If it works out I will dedicate a new section of my blog to this topic.
13 years ago
Imagine building a house, filling the walls with growth medium (straw? agar?) setting some spores free and turning up the humidity. Plus, I am sure there are applications for mycellial chiton in making armor, structures, etc. but that may take genetic alteration of the mushroom species so that they produce mycellium with the correct characteristics. Oh and I totally brought this thread back from the dead.
13 years ago
I live in the desert but since the bale of straw will be wet anyway I think I can rely on shade, the thermal mass of the concrete container, and evaporative cooling to keep them cool enough. I think the reason that they use cyanscens in "mycellium running" might be because bioremediation is a good excuse for growing hundreds of pounds of psychedelic mushrooms on your property. At least half the photos in that book are psychedelic species.
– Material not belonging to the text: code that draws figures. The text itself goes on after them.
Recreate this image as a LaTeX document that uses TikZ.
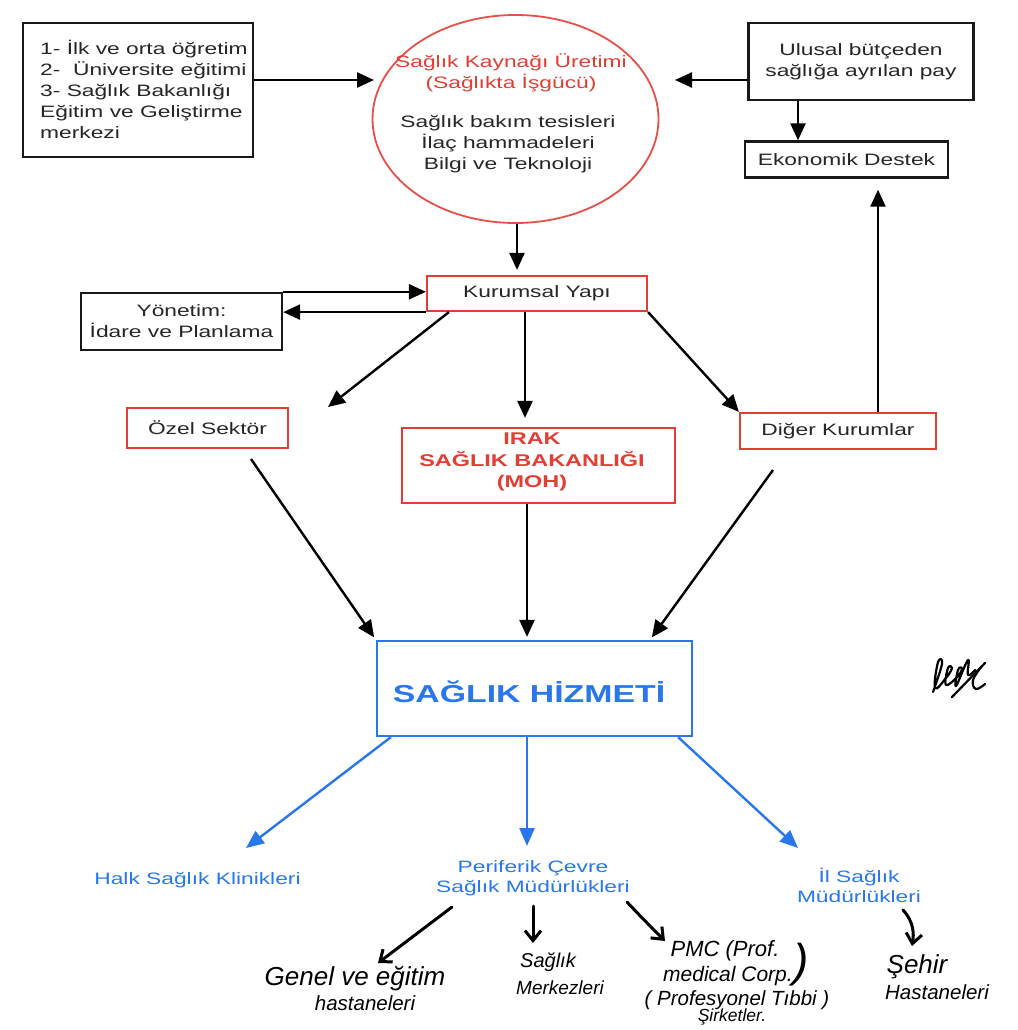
\documentclass[tikz,border=0pt]{standalone}
\usepackage{fontspec}
\setmainfont[FakeStretch=1.38]{Liberation Sans}
\newfontfamily\handfont{Liberation Sans}
\usetikzlibrary{arrows.meta,shapes.geometric}
\definecolor{dred}{RGB}{226,62,52}
\definecolor{dblue}{RGB}{40,120,235}
\begin{document}
\begin{tikzpicture}[x=1pt,y=-1pt,
  every node/.style={font=\fontsize{16.5}{21}\selectfont, inner sep=0pt, text=black!85},
  bbox/.style={draw=black!90, line width=2.4pt},
  rbox/.style={draw=dred, line width=2.2pt},
  arr/.style={-{Triangle[length=17pt,width=15pt]}, line width=2.4pt},
  barr/.style={-{Triangle[length=18pt,width=15pt]}, line width=2.4pt, draw=dblue, fill=dblue},
  harr/.style={-{Straight Barb[length=10pt,width=16pt,line width=3pt]}, line width=3pt, line cap=round, line join=round},
  hw/.style={font=\handfont\itshape\fontsize{#1}{#1}\selectfont, text=black},
  txt/.style={align=center},
  sig/.style={line width=2.2pt, line cap=round, line join=round}]
\fill[white] (0,0) rectangle (1017,1030);
\useasboundingbox (0,0) rectangle (1017,1030);

% top row
\node[bbox, minimum width=230, minimum height=134] (edu) at (138,90) {};
\node[align=left, anchor=west] (edutxt) at (40,89) {1- İlk ve orta öğretim\\2-\ \ Üniversite eğitimi\\3- Sağlık Bakanlığı\\Eğitim ve Geliştirme\\merkezi};

\node[ellipse, draw=dred!90, line width=1.8pt, minimum width=286, minimum height=208] (src) at (515.5,119) {};
\node[txt, text=dred] (srcred) at (511,72.5) {Sağlık Kaynağı Üretimi\\(Sağlıkta İşgücü)};
\node[txt] (srcblk) at (508,144) {Sağlık bakım tesisleri\\İlaç hammadeleri\\Bilgi ve Teknoloji};

\node[bbox, minimum width=225, minimum height=77, txt] (bud) at (861,61.5) {Ulusal bütçeden\\sağlığa ayrılan pay};
\node[bbox, minimum width=203, minimum height=36] (eko) at (846.5,159.5) {Ekonomik Destek};

% middle
\node[rbox, minimum width=220, minimum height=35] (kur) at (537,293.5) {Kurumsal Yapı};
\node[bbox, minimum width=201, minimum height=57, txt] (yon) at (181.5,321.5) {Yönetim:\\İdare ve Planlama};
\node[rbox, minimum width=161, minimum height=40] (ozel) at (207.5,428) {Özel Sektör};
\node[rbox, minimum width=273, minimum height=75] (moh) at (538.5,465.5) {};
\node[txt, text=dred, font=\bfseries\fontsize{17}{21.5}\selectfont] (mohtxt) at (532,462) {IRAK\\SAĞLIK BAKANLIĞI\\(MOH)};
\node[rbox, minimum width=196, minimum height=36] (dig) at (838,431) {Diğer Kurumlar};

\node[draw=dblue, line width=2.2pt, minimum width=315, minimum height=95] (hiz) at (534.5,688.5) {};
\node[text=dblue, font=\bfseries\fontsize{24.5}{28}\selectfont] (hiztxt) at (529,692) {SAĞLIK HİZMETİ};

% blue labels
\node[text=dblue] (halk) at (197.5,880) {Halk Sağlık Klinikleri};
\node[txt, text=dblue, font=\fontsize{16.5}{20}\selectfont] (per) at (533,878) {Periferik Çevre\\Sağlık Müdürlükleri};
\node[txt, text=dblue, font=\fontsize{16.5}{20}\selectfont] (il) at (859,885) {İl Sağlık\\Müdürlükleri};

% handwritten labels
\node[hw=26] (gen1) at (355,979) {Genel ve eğitim};
\node[hw=20.5] (gen2) at (365,1003) {hastaneleri};
\node[hw=20] (mer1) at (548,962) {Sağlık};
\node[hw=19] (mer2) at (560,988) {Merkezleri};
\node[hw=22] (pmc1) at (725,951) {PMC (Prof.};
\node[hw=21] (pmc2) at (728,976) {medical Corp.};
\node[hw=46] (pmcp) at (801,965) {)};
\node[hw=20.5] (pmc3) at (737,1000) {( Profesyonel Tıbbi )};
\node[hw=17.5] (pmc4) at (732,1017) {Şirketler.};
\node[hw=26] (seh1) at (917,967) {Şehir};
\node[hw=20.5] (seh2) at (937,992) {Hastaneleri};

% coordinates
\coordinate (srcW) at (374,80);
\coordinate (srcE) at (675,80);
\coordinate (x798) at (798,0);
\coordinate (x517) at (517,0);
\coordinate (x525) at (525,0);
\coordinate (x527) at (527,0);
\coordinate (x878) at (878,0);
\coordinate (x650) at (650,0);
\coordinate (ozelT) at (328,407);
\coordinate (ozelB) at (251,459);
\coordinate (digB) at (773,470);
\coordinate (halkT) at (246,848);
\coordinate (perT) at (527,846);
\coordinate (ilT) at (798,848);

% black arrows
\draw[arr] (edu.east |- srcW) -- (srcW);
\draw[arr] (bud.west |- srcE) -- (srcE);
\draw[arr] (bud.south -| x798) -- (eko.north -| x798);
\draw[arr, shorten >=5pt] (src.south -| x517) -- (kur.north -| x517);
\draw[arr] (yon.north east) -- (yon.north east -| kur.west);
\draw[arr] (kur.south west) -- (kur.south west -| yon.east);
\draw[arr] ([xshift=23pt]kur.south west) -- (ozelT);
\draw[arr, shorten >=9pt] (kur.south -| x525) -- (moh.north -| x525);
\draw[arr] (kur.south east) -- (dig.north west);
\draw[arr, shorten >=11pt] (dig.north -| x878) -- (eko.south -| x878);
\draw[arr, shorten >=3pt] (ozelB) -- (hiz.north west);
\draw[arr, shorten >=3pt] (moh.south -| x527) -- (hiz.north -| x527);
\draw[arr, shorten >=3pt] (digB) -- (hiz.north -| x650);

% blue arrows
\draw[barr] ([xshift=15pt]hiz.south west) -- (halkT);
\draw[barr] (hiz.south -| x527) -- (perT);
\draw[barr] ([xshift=-15pt]hiz.south east) -- (ilT);

% hand arrows
\coordinate (h1s) at (452,907); \coordinate (h1e) at (378,963);
\coordinate (h2s) at (533,906); \coordinate (h2e) at (533,943);
\coordinate (h3s) at (627,902); \coordinate (h3e) at (665,941);
\coordinate (h4s) at (903,910); \coordinate (h4e) at (912,946);
\draw[harr] (h1s) -- (h1e);
\draw[harr] (h2s) -- (h2e);
\draw[harr] (h3s) .. controls (642,918) and (654,930) .. (h3e);
\draw[harr] (h4s) .. controls (914,922) and (914,934) .. (h4e);

% signature
\draw[sig] plot[smooth, tension=0.7] coordinates {(933,692) (942,664) (938,662) (935,688) (946,678) (952,668) (948,668) (946,685) (958,676) (962,668) (958,670) (956,686) (968,660) (968,675) (975,670)};
\draw[sig] (952,697) -- (985,663);
\draw[sig] plot[smooth, tension=0.7] coordinates {(982,666) (973,680) (976,689) (985,684)};
\end{tikzpicture}
\end{document}
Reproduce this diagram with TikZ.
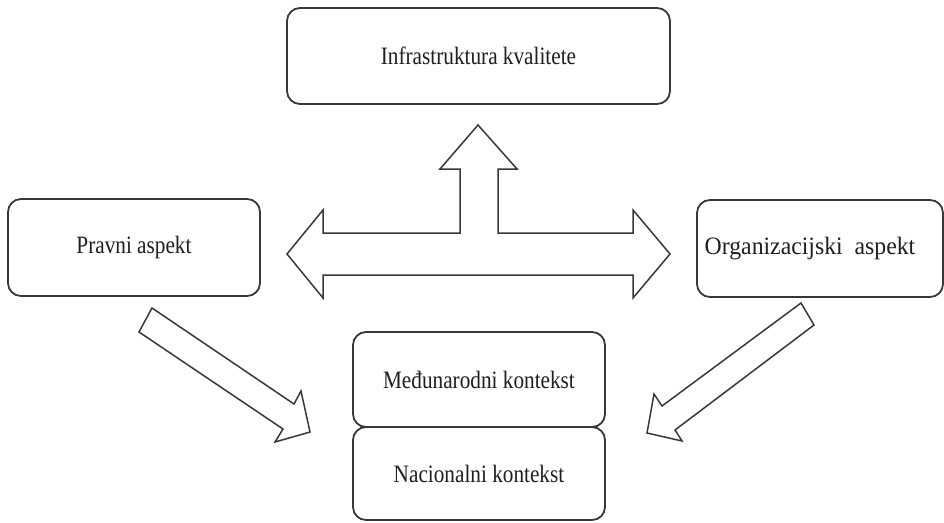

Do oysters grow in soil or do they just colonize trees and stuff in nature? I would think that for filtration purposes a mushroom that colonizes soil would be best because they are adapted to filtering water which percolates through the soil, whereas a mushroom growing specifically on dead organic material probably would not be so adapted.
13 years ago
After reading "Mycellium Running" I want to use a mycellial filter to help clean my greywater before it goes back into the ground. The author of that book uses a species native to his area, psylocybe cyanscens, for almost all of his mycellial filters. I am not sure if that species would survive in my area, or why he used that particular one. I am basicly going to do the same thing as him, just put a bale of straw innoculated w/ the mushroom of my choice is a concrete box which my greywater flows through, forcing the water to flow through the bale, not just around it. According to him, this filter almost completely purefied the water including almost all the heavy metals and all the microbes. Does anyone know which other species are good for this? Does anyone know where I can get a p. cyanscens culture?
13 years ago
I have been considering building a cinva ram, I bet it would make great "rammed cement" tiles. I know that concrete is not as sustainable as wood or ceramic but ceramic is too expensive for me and fire danger is of prime concern where I live so a wood shingled roof is pretty much a death wish, especially when you heat your house with wood (I do).
13 years ago
Make sure to leave yourself the option to vent the stove into the greenhouse. C02 supplementation can double yield depending on the crop and other conditions. I hope this post was not too old.